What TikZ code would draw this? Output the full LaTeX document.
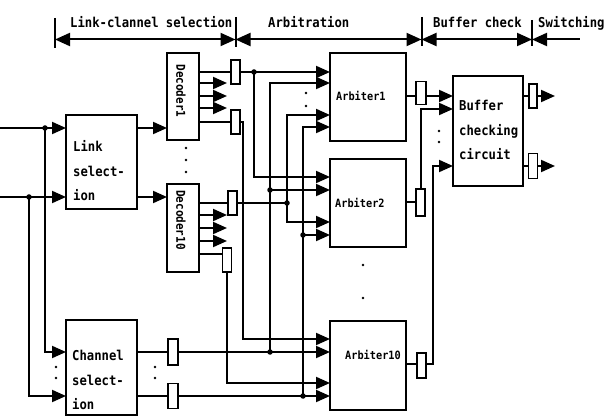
\documentclass[tikz,border=0pt]{standalone}
\usepackage{fontspec}
\newfontfamily\mono{DejaVu Sans Mono}[FakeStretch=0.9]
\usetikzlibrary{arrows.meta}
\begin{document}
\begin{tikzpicture}[x=1pt,y=-1pt,
  wire/.style={line width=2pt},
  arr/.style={wire,-{Triangle[length=14pt,width=12pt]}},
  blk/.style={draw,line width=1.8pt,inner sep=0,outer sep=0,anchor=north west},
  bufr/.style={draw,line width=1.6pt,fill=white,inner sep=0,outer sep=0,minimum width=9pt,minimum height=24pt},
  jdot/.style={circle,fill,inner sep=0,minimum size=5.5pt},
  sdot/.style={circle,fill,inner sep=0,minimum size=2.6pt},
  lbl/.style={font=\mono\bfseries\fontsize{13.6}{24.5}\selectfont,inner sep=0,align=left},
  hdr/.style={font=\mono\bfseries\fontsize{13.6}{14}\selectfont,inner sep=0,anchor=base west},
  alb/.style={font=\mono\bfseries\fontsize{11.4}{12}\selectfont,inner sep=0,anchor=west},
  dlb/.style={font=\mono\bfseries\fontsize{12.2}{12}\selectfont,inner sep=0,rotate=-90},
  dimarr/.style={line width=2pt},
  big/.tip={Triangle[length=15pt,width=13pt]}]
\useasboundingbox (0,0) rectangle (606,417);

% ---------- header ----------
\coordinate (t0) at (55,39.5);
\coordinate (t1) at (235.5,39.5);
\coordinate (t2) at (421.5,39.5);
\coordinate (t3) at (532,39.5);
\coordinate (t4) at (580,39.5);
\draw[dimarr] (55,18) -- (55,48);
\draw[dimarr] (235.5,17) -- (235.5,47);
\draw[dimarr] (421.5,17) -- (421.5,46);
\draw[dimarr] (532,20) -- (532,46);
\draw[dimarr,big-big] (t0) -- (t1);
\draw[dimarr,big-big] (t1) -- (t2);
\draw[dimarr,big-big] (t2) -- (t3);
\draw[dimarr,big-] (t3) -- (t4);
\node[hdr] (h1) at (70,28) {Link-clannel selection};
\node[hdr] (h2) at (268,28) {Arbitration};
\node[hdr] (h3) at (433,28) {Buffer check};
\node[hdr] (h4) at (538,28) {Switching};

% ---------- blocks ----------
\node[blk,minimum width=71pt,minimum height=94pt] (link) at (66,115) {};
\node[blk,minimum width=71pt,minimum height=95pt] (chan) at (66,320) {};
\node[blk,minimum width=32pt,minimum height=87pt] (dec1) at (167,53) {};
\node[blk,minimum width=32pt,minimum height=88pt] (dec10) at (167,184) {};
\node[blk,minimum width=76pt,minimum height=88pt] (arb1) at (330,53) {};
\node[blk,minimum width=76pt,minimum height=88pt] (arb2) at (330,159) {};
\node[blk,minimum width=76pt,minimum height=89pt] (arb10) at (330,321) {};
\node[blk,minimum width=70pt,minimum height=110pt] (bcc) at (453,76) {};

\node[lbl,anchor=west] (linkt) at (73,171) {Link\\select-\\ion};
\node[lbl,anchor=west] (chant) at (72,380) {Channel\\select-\\ion};
\node[lbl,anchor=west] (bcct) at (459,130) {Buffer\\checking\\circuit};
\node[dlb] (dec1t) at (181,91) {Decoder1};
\node[dlb] (dec10t) at (181,220) {Decoder10};
\node[alb] (arb1t) at (336,96) {Arbiter1};
\node[alb] (arb2t) at (335,203) {Arbiter2};
\node[alb] (arb10t) at (345,355) {Arbiter10};

% ---------- buffers ----------
\node[bufr] (bd1a) at (235.5,72) {};
\node[bufr] (bd1b) at (235.5,122) {};
\node[bufr] (bd10a) at (232.5,203) {};
\node[bufr] (bd10b) at (227,260) {};
\node[bufr,minimum width=10pt,minimum height=26pt] (bc1) at (173,352) {};
\node[bufr,minimum width=10pt,minimum height=25pt] (bc2) at (173,396) {};
\node[bufr,minimum width=10pt,minimum height=23pt] (ba1) at (421,93) {};
\node[bufr,minimum width=9pt,minimum height=27pt] (ba2) at (420.5,202.5) {};
\node[bufr,minimum width=9pt,minimum height=25pt] (ba10) at (421.5,365.5) {};
\node[bufr,minimum width=8pt,minimum height=24pt] (bo1) at (533,96) {};
\node[bufr,minimum width=9pt,minimum height=25pt] (bo2) at (533,166) {};

% ---------- junctions ----------
\node[jdot] (j1) at (45,128) {};
\node[jdot] (j2) at (29,197) {};
\node[jdot] (jd1) at (254,72) {};
\node[jdot] (jd10) at (287,203) {};
\node[jdot] (jc1) at (270,352) {};
\node[jdot] (jc1b) at (270,190) {};
\node[jdot] (jc2) at (303,396) {};
\node[jdot] (jc2b) at (303,235) {};

% ---------- inputs ----------
\coordinate (in1) at (0,128);
\coordinate (in2) at (0,197);
\draw[arr] (in1) -- (link.west |- in1);
\draw[arr] (in2) -- (link.west |- in2);
\draw[arr] (j1.center) |- (chan.west |- 0,352);
\draw[arr] (j2.center) |- (chan.west |- 0,396);
\draw[arr] (link.east |- 0,128) -- (dec1.west |- 0,128);
\draw[arr] (link.east |- 0,197) -- (dec10.west |- 0,197);

% ---------- channel selection outputs ----------
\draw[wire] (chan.east |- bc1) -- (bc1.west);
\draw[arr] (bc1.east) -- (arb10.west |- bc1);
\draw[wire] (chan.east |- bc2) -- (bc2.west);
\draw[arr] (bc2.east) -- (arb10.west |- bc2);
\draw[arr] (jc1.center) |- (arb1.west |- 0,83);
\draw[arr] (jc1b.center) -- (arb2.west |- jc1b);
\draw[arr] (jc2.center) |- (arb1.west |- 0,127);
\draw[arr] (jc2b.center) -- (arb2.west |- jc2b);

% ---------- decoder 1 ----------
\draw[wire] (dec1.east |- bd1a) -- (bd1a.west);
\draw[arr] (bd1a.east) -- (arb1.west |- bd1a);
\draw[arr] (jd1.center) |- (arb2.west |- 0,177);
\foreach \y in {83,96,108} \draw[arr] (dec1.east |- 0,\y) -- (227,\y);
\draw[wire] (dec1.east |- bd1b) -- (bd1b.west);
\draw[arr] (bd1b.east) -- ++(3,0) |- (arb10.west |- 0,339);

% ---------- decoder 10 ----------
\draw[wire] (dec10.east |- bd10a) -- (bd10a.west);
\draw[wire] (bd10a.east) -- (jd10.center);
\draw[arr] (jd10.center) |- (arb1.west |- 0,115);
\draw[arr] (jd10.center) |- (arb2.west |- 0,222);
\foreach \y in {215,228,241} \draw[arr] (dec10.east |- 0,\y) -- (227,\y);
\draw[wire] (dec10.east |- 0,254) -- (bd10b.west |- 0,254);
\draw[arr] (bd10b.south) |- (arb10.west |- 0,383);

% ---------- arbiter outputs ----------
\draw[wire] (arb1.east |- 0,96) -- (ba1.west |- 0,96);
\draw[arr] (ba1.east |- 0,96) -- (bcc.west |- 0,96);
\draw[wire] (arb2.east |- ba2) -- (ba2.west);
\draw[arr] (ba2.north) |- (bcc.west |- 0,109);
\draw[wire] (arb10.east |- 0,364) -- (ba10.west |- 0,364);
\draw[arr] (ba10.east |- 0,364) -- ++(7,0) |- (bcc.west |- 0,166);

% ---------- buffer check outputs ----------
\coordinate (o1) at (555,96);
\coordinate (o2) at (555,166);
\draw[wire] (bcc.east |- bo1) -- (bo1.west);
\draw[arr] (bo1.east) -- (o1);
\draw[wire] (bcc.east |- bo2) -- (bo2.west);
\draw[arr] (bo2.east) -- (o2);

% ---------- ellipsis dots ----------
\foreach \p in {(186,148),(186,160),(186,172),(306,93),(306,106),(363,265),(363,298),
  (439,131),(439,142),(56,367),(56,378),(155,367),(155,378)}
  \node[sdot] at \p {};
\end{tikzpicture}
\end{document}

• DIRECTIVE:
Leave out the pictures, then repeat the listing above exactly from its first line to the line with "(0,0) rectangle (606,417);", inclusive.

• EXERCISE RESPONSE:
What TikZ code would draw this? Output the full LaTeX document.
\documentclass[tikz,border=0pt]{standalone}
\usepackage{fontspec}
\newfontfamily\mono{DejaVu Sans Mono}[FakeStretch=0.9]
\usetikzlibrary{arrows.meta}
\begin{document}
\begin{tikzpicture}[x=1pt,y=-1pt,
  wire/.style={line width=2pt},
  arr/.style={wire,-{Triangle[length=14pt,width=12pt]}},
  blk/.style={draw,line width=1.8pt,inner sep=0,outer sep=0,anchor=north west},
  bufr/.style={draw,line width=1.6pt,fill=white,inner sep=0,outer sep=0,minimum width=9pt,minimum height=24pt},
  jdot/.style={circle,fill,inner sep=0,minimum size=5.5pt},
  sdot/.style={circle,fill,inner sep=0,minimum size=2.6pt},
  lbl/.style={font=\mono\bfseries\fontsize{13.6}{24.5}\selectfont,inner sep=0,align=left},
  hdr/.style={font=\mono\bfseries\fontsize{13.6}{14}\selectfont,inner sep=0,anchor=base west},
  alb/.style={font=\mono\bfseries\fontsize{11.4}{12}\selectfont,inner sep=0,anchor=west},
  dlb/.style={font=\mono\bfseries\fontsize{12.2}{12}\selectfont,inner sep=0,rotate=-90},
  dimarr/.style={line width=2pt},
  big/.tip={Triangle[length=15pt,width=13pt]}]
\useasboundingbox (0,0) rectangle (606,417);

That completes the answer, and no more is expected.